# Whitecap resort in Wisconsin???



## Hurricane (Jan 5, 2010)

Anybody????


----------



## Guest (Feb 15, 2010)

*Was there yesterday*

Whitecap is good. Way bigger then Granite or anything else in MN/ WI (except maybe Lutsen) and is rarely busy. I have never waited for a chair more than 2/3 chairs and that includes holiday saturdays, or valentine's day, like yesterday. 

Most importantly they get lake effect snow (a foot yesterday) and nobody touches the glades- so tear em up, just know what buried rocks look like before trying to cut a drift. 

Not much for a park- a few rails, a few small jumps, but snow makes it worth the trip. St. Albans (dbl bk) has some nice rock drops on it, but you gotta hike out from the bottom and it gets moguled out when there isn't any powder-making the drops tough. 

Hope this helps, post more if you have any specific questions.


----------



## Hurricane (Jan 5, 2010)

Awesome that's what I'm looking for... I'm not big on the terrain parks anymore but I love riding trees and looking for rock drops.:thumbsup: Thanks for the info!!


----------



## Guest (Feb 17, 2010)

*Size*

Hey, hope it isn't too late, but I never realized how big granite was now, having not been there in almost ten years. My guess is Whitecap is comparable in size, but the terrain is more interesting at Whitecap. Plus, it doesn't require artificial snow so you can tear up the trees without worrying about destroying your board. Obviously, we're not talking about the Vail glades here, but if you like a couple hundred feet of fresh turns in the otherwise non-existent, knee-deep Midwest powder, Whitecap is a good spot for you. 

Can you go into the trees at Granite now? 
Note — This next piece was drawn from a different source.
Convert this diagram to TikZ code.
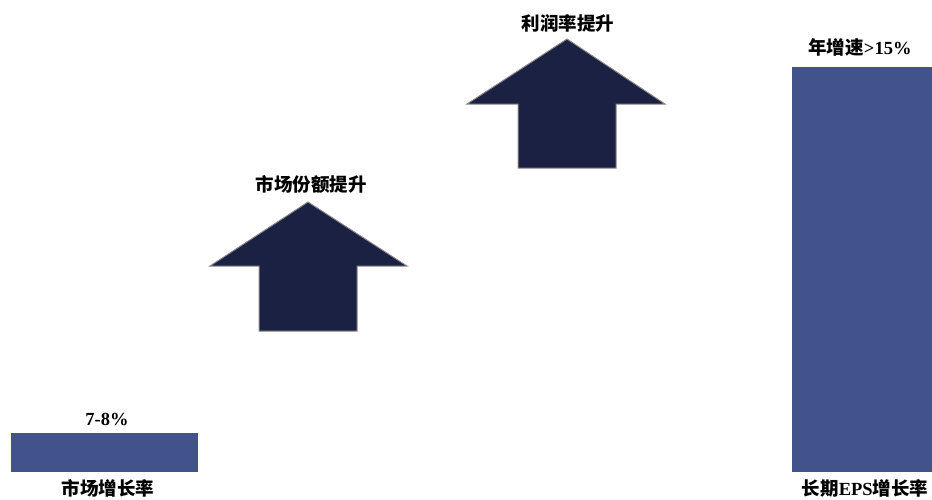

I saw your other posts on the subject and sounds like it might be decent if they had any snow.


----------



## Hurricane (Jan 5, 2010)

Ok cool thanks for the update. Yeah Granite is pretty big but I think Whitecap has more skiable acres from what I've read. I'm really looking for the better terrain than anything, I love riding the trees, rocks, and the powder would just make it better. My friend was up there, GP, 2 weeks ago and said he did some woods riding but there wasn't much pow just here and there but still deep enough not tear up the board. You can pretty much always ride the woods but alot of the time it is on packed trails but I have been up there twice in knee deep which was cool.


----------



## pcpgopher (Feb 15, 2010)

Whitecap is old school big snow country (Hurly, WI/Ironwood, MI snow belt area). no frills, which can be kinda cool. just check out the mtn snow haus for its true flavor. check out the mega high double chair betwn peaks for its flavor (probably a foot a so below code max height, its skeetchy!) good terrain, good lake effect snow which makes this place worth the drive up. stop by indianhead for day 2, longer groomer runs than whitecap with some good snow this year and good terrain as well no doubt


----------



## Hurricane (Jan 5, 2010)

We thought about Indianhead but heard the terrain at Whitecap is better, what's your preference between the two?


----------



## pcpgopher (Feb 15, 2010)

*re:*



Hurricane said:


> We thought about Indianhead but heard the terrain at Whitecap is better, what's your preference between the two?


go for Whitecap then. they are two totally different ski areas. Indianhead you've gotta be content with groomers, good groomers, but groomers nonetheless. Indianhead does have terrain off to one side of the mtn that is more challenging and natural moguls, etc, but its trees are not thinned in the least. i think you can find more backcountry-style challenging terrain at Whitecap, but it's definitely smaller vertical for sure than indianhead. 

my pick on where i would go btwn the two totally depends on who i go with; apples and oranges kind of comparison, can't really put my finger on which one i prefer.


----------



## Hurricane (Jan 5, 2010)

Thanks for the info, sounds like we'll be doing Whitecap.


----------